The company’s revenue declined due to weak rural demand and a slow economy, impacted by extreme heat waves and early monsoon onset, which reduced demand for roofing products. Management anticipates demand recovery in Q3, contingent on stable weather conditions. 

Operational Highlights:- 

In Q1 FY25, capacity utilization reached 89%, with stable operations at the Perundurai plant. Seasonal fluctuations affect the industry, with Q1 and Q4 generally strong quarters, while Q2 and Q3 experience weaker performance. 

Margin guidance:- 

Margins have fallen from historical levels of 18%-24% to 10%-12% due to high raw material costs and weak demand limiting price adjustments. Management anticipates no further decline, expecting gradual margin recovery as raw material prices stabilize. 
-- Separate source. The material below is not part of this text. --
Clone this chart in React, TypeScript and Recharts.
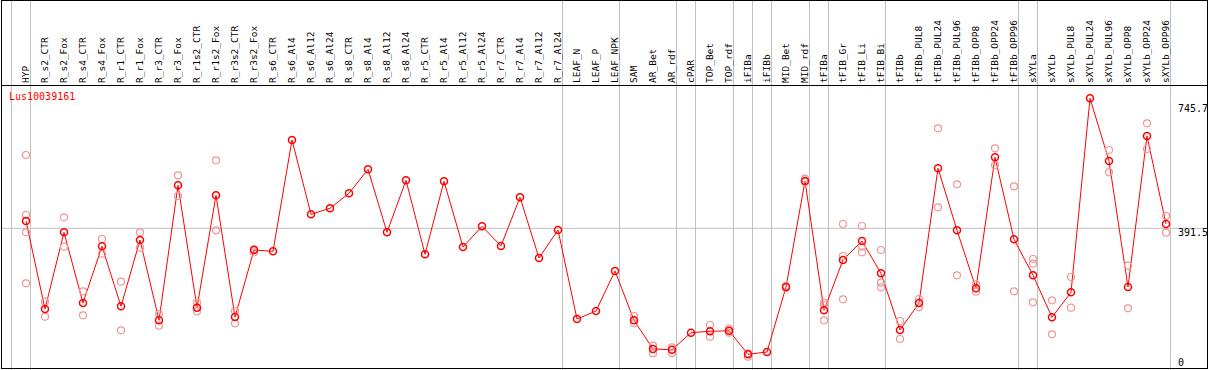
import React from 'react';
import { ComposedChart, Line, XAxis, YAxis, ReferenceLine } from 'recharts';

const geneLabel = 'Lus10039161';

const categories = [
  'HYP', 'R_s2_CTR', 'R_s2_Fox', 'R_s4_CTR', 'R_s4_Fox', 'R_r1_CTR', 'R_r1_Fox', 'R_r3_CTR', 'R_r3_Fox',
  'R_r1s2_CTR', 'R_r1s2_Fox', 'R_r3s2_CTR', 'R_r3s2_Fox', 'R_s6_CTR', 'R_s6_Al4', 'R_s6_Al12', 'R_s6_Al24',
  'R_s8_CTR', 'R_s8_Al4', 'R_s8_Al12', 'R_s8_Al24', 'R_r5_CTR', 'R_r5_Al4', 'R_r5_Al12', 'R_r5_Al24',
  'R_r7_CTR', 'R_r7_Al4', 'R_r7_Al12', 'R_r7_Al24', 'LEAF_N', 'LEAF_P', 'LEAF_NPK', 'SAM', 'AR_Bet', 'AR_rdf',
  'cPAR', 'TOP_Bet', 'TOP_rdf', 'iFIBa', 'iFIBb', 'MID_Bet', 'MID_rdf', 'tFIBa', 'tFIB_Gr', 'tFIB_Li', 'tFIB_Bi',
  'tFIBb', 'tFIBb_PUL8', 'tFIBb_PUL24', 'tFIBb_PUL96', 'tFIBb_OPP8', 'tFIBb_OPP24', 'tFIBb_OPP96', 'sXYLa',
  'sXYLb', 'sXYLb_PUL8', 'sXYLb_PUL24', 'sXYLb_PUL96', 'sXYLb_OPP8', 'sXYLb_OPP24', 'sXYLb_OPP96',
];

const meanValues = [
  411.4, 171.7, 380.6, 188.0, 342.5, 179.0, 359.7, 140.9, 508.7,
  175.2, 481.4, 149.9, 332.4, 328.9, 632.1, 429.7, 446.0,
  486.9, 552.3, 380.6, 522.3, 320.7, 519.6, 340.6, 397.0,
  343.3, 476.0, 310.6, 386.9, 144.4, 166.2, 275.2, 140.9, 62.7, 60.8,
  107.1, 110.9, 112.5, 48.2, 54.5, 231.6, 520.4, 168.1, 305.2, 356.9, 268.9,
  114.4, 188.0, 555.0, 386.1, 228.1, 585.0, 361.6, 263.5,
  149.0, 217.2, 745.7, 574.9, 231.6, 643.0, 403.2,
];

const replicateValues: number[][] = [
  [591.2, 427.8, 380.6, 241.7], [191.5, 150.7], [421.5, 341.4], [219.9, 154.5], [362.4, 322.3],
  [246.0, 113.6], [380.6, 338.7], [158.0, 126.2], [535.9, 479.5], [188.8, 165.4], [576.8, 386.1],
  [166.2, 132.7], [335.1, 326.1], [], [], [], [],
  [], [], [], [], [], [], [], [],
  [], [], [], [], [], [], [], [152.6, 132.7], [71.7, 51.0], [67.3, 51.0],
  [], [128.1, 96.2], [118.0, 107.1], [51.0, 41.7], [], [234.3, 228.9], [526.7, 517.7], [188.8, 182.6, 140.9],
  [403.2, 316.1, 198.1], [397.8, 341.4, 326.1], [332.4, 243.3, 230.8],
  [139.0, 89.9], [198.9, 176.3], [664.0, 448.8], [511.4, 263.5], [239.0, 218.8], [609.5, 564.0],
  [506.0, 219.9], [307.9, 295.1, 189.9],
  [195.4, 102.7], [258.8, 175.2], [], [604.9, 544.1], [289.6, 173.6], [677.6, 607.6], [425.0, 379.5],
];

const valueTicks = [0, 391.5, 745.7];
const referenceValue = 391.5;
const groupEnds = [-1, 0, 28, 31, 34, 35, 37, 38, 39, 41, 42, 45, 52, 53, 60];

// layout
const CHART_W = 1209;
const CHART_H = 372;
const HEADER_H = 85.5;
const PLOT_LEFT = 2;
const PLOT_RIGHT_MARGIN = 2;
const STEP_PX = 19;
const FIRST_PX = 26;
const X_MIN = -(FIRST_PX - PLOT_LEFT) / STEP_PX;
const X_MAX = X_MIN + (CHART_W - PLOT_LEFT - PLOT_RIGHT_MARGIN) / STEP_PX;
const Y_MAX = 780.6;
const SEP_OFFSET = 4.5 / STEP_PX;
const VALUE_LABEL_X = CHART_W - PLOT_RIGHT_MARGIN - 29;

const RED = '#ff0000';
const FAINT = '#f09696';
const GRID = '#c0c0c0';
const MONO = '"DejaVu Sans Mono", monospace';

const MAX_REPS = 4;
const rows = categories.map((name, i) => {
  const row: Record<string, any> = { idx: i, name, mean: meanValues[i] };
  for (let k = 0; k < MAX_REPS; k++) {
    const v = replicateValues[i][k];
    row['rep' + k] = v === undefined ? null : v;
  }
  return row;
});

const HeaderTick = (props: any) => {
  const { x, y, payload } = props;
  const ty = y - 2.5;
  return (
    <text
      x={x}
      y={ty}
      dy="0.33em"
      transform={`rotate(-90 ${x} ${ty})`}
      textAnchor="start"
      fontSize={9.5}
      fontFamily={MONO}
      fill="#000"
    >
      {categories[payload.value]}
    </text>
  );
};

const ValueTick = (props: any) => {
  const { y, payload } = props;
  const base = Math.min(Math.max(y + 7.4, 111.7), 365.7);
  return (
    <text x={VALUE_LABEL_X} y={base} textAnchor="start" fontSize={10} fontFamily={MONO} fill="#000">
      {payload.value}
    </text>
  );
};

const SeparatorShape = (props: any) => {
  const { x1, x2, y1, y2 } = props;
  return <line x1={x1} x2={x2} y1={0} y2={Math.max(y1, y2)} stroke={GRID} strokeWidth={1} />;
};

const faintDot = { r: 3.5, stroke: FAINT, strokeWidth: 1.2, fill: 'none' };
const meanDot = { r: 3.5, stroke: RED, strokeWidth: 1.5, fill: 'none' };

export default function App() {
  return (
    <div style={{ position: 'absolute', left: 0, top: 0, width: 1209, height: 370, overflow: 'hidden', background: '#fff' }}>
      <ComposedChart
        width={CHART_W}
        height={CHART_H}
        data={rows}
        margin={{ top: 0, right: PLOT_RIGHT_MARGIN, bottom: 0, left: PLOT_LEFT }}
      >
        <XAxis
          dataKey="idx"
          type="number"
          orientation="top"
          height={HEADER_H}
          domain={[X_MIN, X_MAX]}
          allowDataOverflow
          ticks={categories.map((_, i) => i)}
          interval={0}
          tick={<HeaderTick />}
          tickLine={false}
          tickSize={0}
          tickMargin={0}
          axisLine={{ stroke: '#000', strokeWidth: 1 }}
        />
        <YAxis
          orientation="right"
          mirror
          width={40}
          type="number"
          domain={[0, Y_MAX]}
          allowDataOverflow
          ticks={valueTicks}
          interval={0}
          tick={<ValueTick />}
          tickLine={false}
          tickSize={0}
          tickMargin={0}
          axisLine={false}
        />
        <ReferenceLine y={referenceValue} stroke={GRID} strokeWidth={1} />
        {groupEnds.map((g) => (
          <ReferenceLine key={'sep' + g} x={g + SEP_OFFSET} stroke={GRID} shape={<SeparatorShape />} />
        ))}
        {Array.from({ length: MAX_REPS }, (_, k) => (
          <Line
            key={'rep' + k}
            dataKey={'rep' + k}
            stroke="none"
            dot={faintDot}
            activeDot={false}
            isAnimationActive={false}
            legendType="none"
          />
        ))}
        <Line
          dataKey="mean"
          stroke={RED}
          strokeWidth={1}
          dot={meanDot}
          activeDot={false}
          isAnimationActive={false}
        />
      </ComposedChart>
      <div
        style={{
          position: 'absolute', left: 9, top: 92, fontFamily: MONO, fontSize: 10, lineHeight: '10px',
          color: RED, whiteSpace: 'nowrap',
        }}
      >
        {geneLabel}
      </div>
      <div
        style={{
          position: 'absolute', left: 1, top: 0, width: 1207, height: 369, border: '1px solid #000',
          boxSizing: 'border-box', pointerEvents: 'none',
        }}
      />
    </div>
  );
}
Capex and expansion plan:- 

The company’s Wada plant is set to begin operations in Q4 FY26, and the Odisha plant in Q4 FY28. Initial capacity utilization for these plants is projected at 30%-40%, reaching 60%-80% within 3-4 years. Planned capex includes ₹15 crore for operations and ₹35 crore for Wada. 

Strategic Initiatives:- 

The company is focused on growing market share, especially in western and southern regions, and expanding non-asbestos product sales, which rose to 18% of total sales in Q1 FY25 from 17% in Q1 FY24. While no new domestic markets were entered, export market efforts continued. 

Company financial:- 

Sahyadri Industries Limited is engaged in providing a range of products for interior and exterior building systems, as well as roofing solutions. The Company is engaged in the production of cement sheets and accessories, trading of steel doors, and in the generation of wind power electricity.